Last night I discovered that I threw away baba’s last gift to me. Everytime I left Kolkata, baba bought me a bar of Cadbury Fruit and Nut chocolate bar. In 2019, when Ryan and I left Kolkata with the hope of returning in May of 2020 to celebrate my 50th birthday with them, baba bought 2 chocolate bars for each of us.
After a laborious process of checking in, clearing immigration, getting my act together at Kolkata airport, we sat down near our gate and pulled out our chocolates. I opened mine first, unwrapped it and saw that the chocolate was covered in a white, powdery film. It was bought from a local, small grocery store in front of our apartment and I thought they must have kept this lot of bars beyond their expiry date. “Oh, my chocolate bar is bad. Ryan throw yours out. I am throwing mine out.” I threw the chocolate in the nearest trashcan. And as the chocolate swooshed inside the trashcan, Ryan exclaimed, “Mom!! NO!” He looked at me,incredulous that I would throw out a whole chocolate bar, “Why did you throw that out? Look it says it is normal to have the white film on the chocolate. It says it right on the cover.” And so it did.

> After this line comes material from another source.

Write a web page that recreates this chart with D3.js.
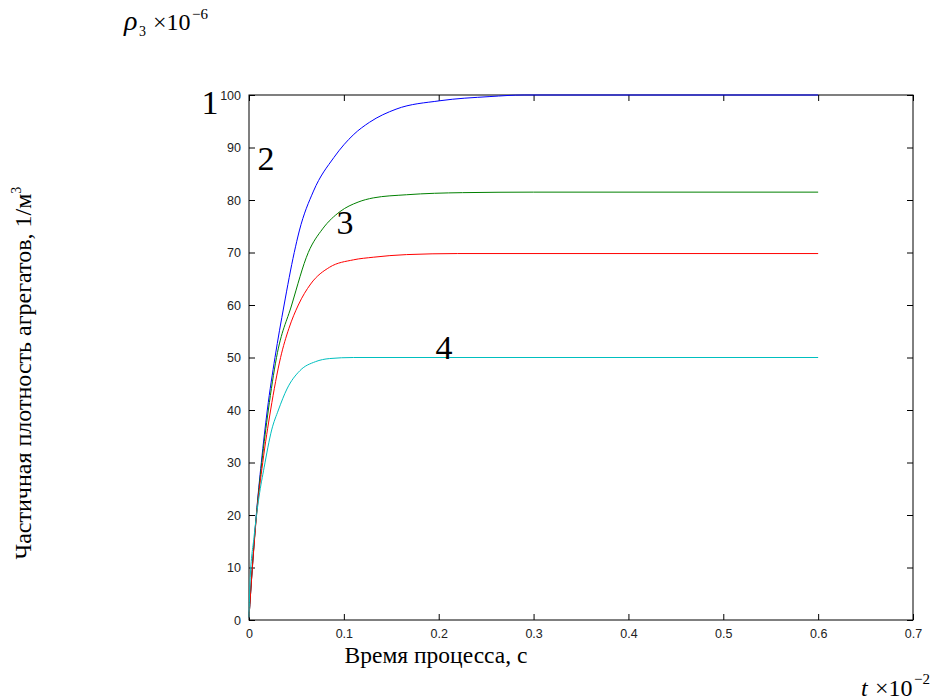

Seeing the regret on my face at my hasty action, Ryan shared part of his chocolate bar with me before we boarded the flight for US. And he teased me mercilessly.
Yesterday, the four of us went to dinner when this topic came up. I said if you think about it, I threw away dadai’s last gift to me. Ryan said, “But I shared with you my gift from him.” And Sahana said, “Right there is a circle of love.”
Memories, anecdotes, stories circle in my head constantly. What the two kids says last night stayed with me as I tried falling asleep.